Spam Nation is cybersecurity journalist Brian Krebbs’ journey into the darker parts of the web. While most of us think of email spam as primarily a nuisance, Krebbs lays out all the ways that it’s a much bigger problem than we generally think it is. Before we start, you should know the word botnet. It is a network of infected home computers all around the world. The owners of those computers don’t even that their computers are infected. This way, even if the authorities manage to track down the origin of a piece of spam, they’ll only find some unwitting person.

Why is spam bad?

To quote Krebbs: “[…] spam is the primary vehicle for most cybercrime. Most people associate spam with junk email, which is something they don’t feel they need to care about, but the term also encompasses malicious email, including missives that bundle malicious software and disguise it as a legitimate-looking attachment, as well as phishing attacks designed to steal your banking credentials and other account information.”

So clearly, it’s not just junk email. And the worst part about it is that it’s pretty much impossible to recognize which pieces are just junk email and which ones are malicious attacks. Unless, of course, you know what you’re doing. And even then, tracking the attack is hard. A number of people have started doing spam for a living. It’s like any software project; you create a product and if there’s no one already who has ordered it, you put it up for sale where people who need it know how to look for it. And then people pay you to license it. All without ever technically breaking any laws anywhere. That’s for the people actually using your software to do.

Who’s making it?

Krebbs’ investigation was primarily focused on two Russian spam farmer companies, Rx-Promotion and GlavMed, and the people behind them. These involve the people who coordinate the botnet owners, the customers who provide the messages, and often also the payment providers. Legitimate banks and payment providers like PayPal don’t process payments for companies known to be involved in criminal enterprises. So often the people who use spam as advertising need payment processing from less reputable sources. And at least in the cases Krebbs talks about, the payment providers and the spam providers are very closely aligned.

The connections

For me, the biggest takeaway from this book is just how much we are all connected in the age of the internet. One of the things that makes spam so profitable worldwide is the US health care system. Yup, you read that right.
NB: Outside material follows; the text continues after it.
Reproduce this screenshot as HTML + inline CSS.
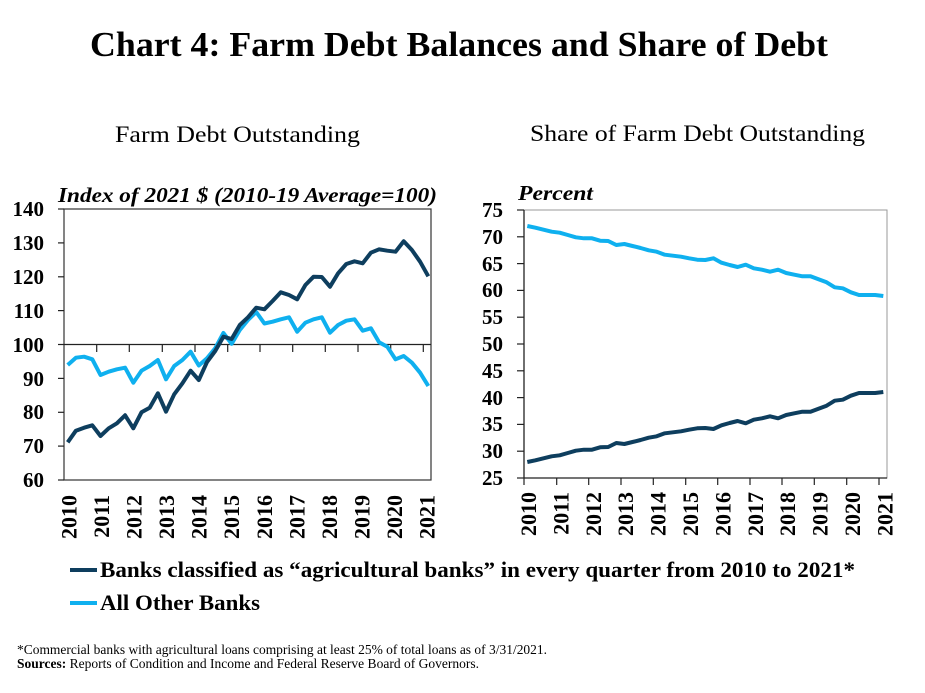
<!DOCTYPE html>
<html>
<head>
<meta charset="utf-8">
<style>
html,body{margin:0;padding:0;background:#fff;}
svg{display:block;}
text{font-family:"Liberation Serif","Times New Roman",serif;fill:#000;}
</style>
</head>
<body>
<svg width="925" height="693" viewBox="0 0 925 693" xmlns="http://www.w3.org/2000/svg">
<rect width="925" height="693" fill="#fff"/>
<!-- Title -->
<text x="90" y="56" font-size="35" font-weight="bold" textLength="738" lengthAdjust="spacingAndGlyphs">Chart 4: Farm Debt Balances and Share of Debt</text>
<!-- Subtitles -->
<text x="115" y="142" font-size="23" textLength="245" lengthAdjust="spacingAndGlyphs">Farm Debt Outstanding</text>
<text x="530" y="141" font-size="23" textLength="335" lengthAdjust="spacingAndGlyphs">Share of Farm Debt Outstanding</text>
<!-- Axis titles -->
<text x="58" y="202" font-size="21" font-weight="bold" font-style="italic" textLength="379" lengthAdjust="spacingAndGlyphs">Index of 2021 $ (2010-19 Average=100)</text>
<text x="518" y="200" font-size="21" font-weight="bold" font-style="italic" textLength="75" lengthAdjust="spacingAndGlyphs">Percent</text>

<!-- LEFT CHART -->
<rect x="64" y="209" width="367" height="271" fill="none" stroke="#333" stroke-width="1.2"/>
<line x1="64" y1="344.5" x2="431" y2="344.5" stroke="#222" stroke-width="1.3"/>
<g stroke="#222" stroke-width="1.2">
<line x1="58" y1="209" x2="64" y2="209"/>
<line x1="58" y1="242.9" x2="64" y2="242.9"/>
<line x1="58" y1="276.8" x2="64" y2="276.8"/>
<line x1="58" y1="310.6" x2="64" y2="310.6"/>
<line x1="58" y1="344.5" x2="64" y2="344.5"/>
<line x1="58" y1="378.4" x2="64" y2="378.4"/>
<line x1="58" y1="412.3" x2="64" y2="412.3"/>
<line x1="58" y1="446.1" x2="64" y2="446.1"/>
<line x1="58" y1="480" x2="64" y2="480"/>
<line x1="96.7" y1="344.5" x2="96.7" y2="352"/>
<line x1="129.3" y1="344.5" x2="129.3" y2="352"/>
<line x1="162.3" y1="344.5" x2="162.3" y2="352"/>
<line x1="195" y1="344.5" x2="195" y2="352"/>
<line x1="227.7" y1="344.5" x2="227.7" y2="352"/>
<line x1="260" y1="344.5" x2="260" y2="352"/>
<line x1="292.7" y1="344.5" x2="292.7" y2="352"/>
<line x1="325.3" y1="344.5" x2="325.3" y2="352"/>
<line x1="358" y1="344.5" x2="358" y2="352"/>
<line x1="390.7" y1="344.5" x2="390.7" y2="352"/>
<line x1="423.3" y1="344.5" x2="423.3" y2="352"/>
</g>
<g font-size="21" font-weight="bold" text-anchor="end">
<text x="44" y="216">140</text>
<text x="44" y="250">130</text>
<text x="44" y="284">120</text>
<text x="44" y="318">110</text>
<text x="44" y="352">100</text>
<text x="44" y="386">90</text>
<text x="44" y="419">80</text>
<text x="44" y="453">70</text>
<text x="44" y="487">60</text>
</g>
<g font-size="22" font-weight="bold" text-anchor="end">
<text transform="translate(76.5,495) rotate(-90)">2010</text>
<text transform="translate(109,495) rotate(-90)">2011</text>
<text transform="translate(141.6,495) rotate(-90)">2012</text>
<text transform="translate(174.1,495) rotate(-90)">2013</text>
<text transform="translate(206.7,495) rotate(-90)">2014</text>
<text transform="translate(239.2,495) rotate(-90)">2015</text>
<text transform="translate(271.8,495) rotate(-90)">2016</text>
<text transform="translate(304.3,495) rotate(-90)">2017</text>
<text transform="translate(336.9,495) rotate(-90)">2018</text>
<text transform="translate(369.4,495) rotate(-90)">2019</text>
<text transform="translate(402,495) rotate(-90)">2020</text>
<text transform="translate(434.5,495) rotate(-90)">2021</text>
</g>
<polyline fill="none" stroke="#0fb0ef" stroke-width="4" stroke-linejoin="round" points="67.7,365 75.9,357.7 84.1,356.7 92.3,359.3 100.5,375 108.7,371.7 116.9,369.3 125.1,367.7 133.3,382.7 141.5,370.7 149.7,366 157.9,360 166.0,379.3 174.2,366 182.4,360 190.6,351.7 198.8,365.5 207.0,358.3 215.2,348.3 223.4,333 231.6,343.8 239.8,330 248.0,320 256.2,312 264.4,323.5 272.6,321.7 280.8,319.3 289.0,317.3 297.2,331.7 305.4,322.7 313.6,319.3 321.8,317.3 330.0,332.7 338.1,325 346.3,320.7 354.5,319.3 362.7,330.7 370.9,328.3 379.1,342.3 387.3,346.7 395.5,359.3 403.7,356 411.9,362.7 420.1,372.7 428.3,386"/>
<polyline fill="none" stroke="#0e3e5e" stroke-width="4" stroke-linejoin="round" points="67.7,442.3 75.9,430.7 84.1,427.7 92.3,425.3 100.5,436 108.7,428.3 116.9,423.3 125.1,415.3 133.3,428.3 141.5,412.3 149.7,407.7 157.9,393.3 166.0,411.7 174.2,394.3 182.4,383.3 190.6,370.7 198.8,380 207.0,362 215.2,351 223.4,336.7 231.6,339 239.8,325 248.0,317.3 256.2,307.7 264.4,309.3 272.6,301 280.8,292.3 289.0,295 297.2,299.3 305.4,285 313.6,276.7 321.8,277 330.0,286.7 338.1,273.3 346.3,264 354.5,261.3 362.7,263.3 370.9,252.7 379.1,249.3 387.3,250.7 395.5,251.7 403.7,241.3 411.9,250 420.1,261.7 428.3,276.3"/>

<!-- RIGHT CHART -->
<rect x="524" y="210" width="363" height="268" fill="none" stroke="#999" stroke-width="1"/>
<line x1="524" y1="210" x2="524" y2="478" stroke="#222" stroke-width="1.3"/>
<line x1="524" y1="478" x2="887" y2="478" stroke="#222" stroke-width="1.3"/>
<g stroke="#222" stroke-width="1.2">
<line x1="517" y1="210" x2="524" y2="210"/>
<line x1="517" y1="236.8" x2="524" y2="236.8"/>
<line x1="517" y1="263.6" x2="524" y2="263.6"/>
<line x1="517" y1="290.4" x2="524" y2="290.4"/>
<line x1="517" y1="317.2" x2="524" y2="317.2"/>
<line x1="517" y1="344" x2="524" y2="344"/>
<line x1="517" y1="370.8" x2="524" y2="370.8"/>
<line x1="517" y1="397.6" x2="524" y2="397.6"/>
<line x1="517" y1="424.4" x2="524" y2="424.4"/>
<line x1="517" y1="451.2" x2="524" y2="451.2"/>
<line x1="517" y1="478" x2="524" y2="478"/>
<line x1="524" y1="478" x2="524" y2="485"/>
<line x1="556.7" y1="478" x2="556.7" y2="485"/>
<line x1="588.7" y1="478" x2="588.7" y2="485"/>
<line x1="621" y1="478" x2="621" y2="485"/>
<line x1="653.3" y1="478" x2="653.3" y2="485"/>
<line x1="685.7" y1="478" x2="685.7" y2="485"/>
<line x1="717.7" y1="478" x2="717.7" y2="485"/>
<line x1="750" y1="478" x2="750" y2="485"/>
<line x1="782" y1="478" x2="782" y2="485"/>
<line x1="814.3" y1="478" x2="814.3" y2="485"/>
<line x1="846.7" y1="478" x2="846.7" y2="485"/>
<line x1="879" y1="478" x2="879" y2="485"/>
</g>
<g font-size="21" font-weight="bold" text-anchor="end">
<text x="503" y="217">75</text>
<text x="503" y="244">70</text>
<text x="503" y="271">65</text>
<text x="503" y="297">60</text>
<text x="503" y="324">55</text>
<text x="503" y="351">50</text>
<text x="503" y="378">45</text>
<text x="503" y="405">40</text>
<text x="503" y="431">35</text>
<text x="503" y="458">30</text>
<text x="503" y="485">25</text>
</g>
<g font-size="22" font-weight="bold" text-anchor="end">
<text transform="translate(536,492) rotate(-90)">2010</text>
<text transform="translate(568.4,492) rotate(-90)">2011</text>
<text transform="translate(600.8,492) rotate(-90)">2012</text>
<text transform="translate(633.2,492) rotate(-90)">2013</text>
<text transform="translate(665.6,492) rotate(-90)">2014</text>
<text transform="translate(698,492) rotate(-90)">2015</text>
<text transform="translate(730.4,492) rotate(-90)">2016</text>
<text transform="translate(762.8,492) rotate(-90)">2017</text>
<text transform="translate(795.2,492) rotate(-90)">2018</text>
<text transform="translate(827.6,492) rotate(-90)">2019</text>
<text transform="translate(860,492) rotate(-90)">2020</text>
<text transform="translate(892.4,492) rotate(-90)">2021</text>
</g>
<polyline fill="none" stroke="#0fb0ef" stroke-width="4" stroke-linejoin="round" points="527.3,226 535.4,227.7 543.5,229.7 551.6,231.7 559.7,232.7 567.8,235 575.8,237.3 583.9,238.3 592.0,238.3 600.1,240.7 608.2,241 616.3,245 624.4,244 632.5,246 640.6,248 648.7,250.3 656.7,251.7 664.8,254.7 672.9,255.7 681.0,256.7 689.1,258.3 697.2,259.7 705.3,260 713.4,258.3 721.5,262.7 729.6,265 737.6,267 745.7,264.7 753.8,268.3 761.9,269.7 770.0,271.7 778.1,269.7 786.2,273 794.3,274.7 802.4,276.3 810.5,276.3 818.5,279.3 826.6,282.3 834.7,287.3 842.8,288.3 850.9,292.3 859.0,295 867.1,295 875.2,295 883.3,296"/>
<polyline fill="none" stroke="#0e3e5e" stroke-width="4" stroke-linejoin="round" points="527.3,462 535.4,460.3 543.5,458.3 551.6,456.3 559.7,455.3 567.8,453 575.8,450.7 583.9,449.7 592.0,449.7 600.1,447.3 608.2,447 616.3,443 624.4,444 632.5,442 640.6,440 648.7,437.7 656.7,436.3 664.8,433.3 672.9,432.3 681.0,431.3 689.1,429.7 697.2,428.3 705.3,428 713.4,429 721.5,425.3 729.6,423 737.6,421 745.7,423.3 753.8,419.7 761.9,418.3 770.0,416.3 778.1,418.3 786.2,415 794.3,413.3 802.4,411.7 810.5,411.7 818.5,408.7 826.6,405.7 834.7,400.7 842.8,399.7 850.9,395.7 859.0,393 867.1,393 875.2,393 883.3,392"/>

<!-- Legend -->
<line x1="70" y1="570" x2="97" y2="570" stroke="#0e3e5e" stroke-width="4"/>
<text x="100" y="577" font-size="22" font-weight="bold" textLength="755" lengthAdjust="spacingAndGlyphs">Banks classified as “agricultural banks” in every quarter from 2010 to 2021*</text>
<line x1="70" y1="603" x2="97" y2="603" stroke="#0fb0ef" stroke-width="4"/>
<text x="100" y="610" font-size="22" font-weight="bold" textLength="160" lengthAdjust="spacingAndGlyphs">All Other Banks</text>

<!-- Footnotes -->
<text x="17" y="654" font-size="14" textLength="530" lengthAdjust="spacingAndGlyphs">*Commercial banks with agricultural loans comprising at least 25% of total loans as of 3/31/2021.</text>
<text x="17" y="668" font-size="14" textLength="462" lengthAdjust="spacingAndGlyphs"><tspan font-weight="bold">Sources:</tspan> Reports of Condition and Income and Federal Reserve Board of Governors.</text>
</svg>
</body>
</html>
Especially in the first decade of this millennium, the majority of the spam email going around in the world advertised cheap prescription drugs. Most of those drugs came from pharmacies that didn’t require prescriptions. At a fraction of the price that US pharmacies demand from people without insurance. And most of those drugs are exactly what it says on the tin. It’s usually pretty good for the people buying and selling. Too bad everyone else has to lose.

The American health care system is so very fucked up making it very profitable to spam in the service of illegal pharmacies. The fact that those illegal pharmacies pay so much makes it make more sense to maintain botnets which in turn means that it’s easier to send other kinds of spam as well. After all, you have that botnet just sitting there, making you money, and it could make you even more money, so might as well, right? Before I read this I never thought that the US healthcare system might affect me directly. I’m worried for my friends. But that’s not quite as direct. But here we are. Everything is connected.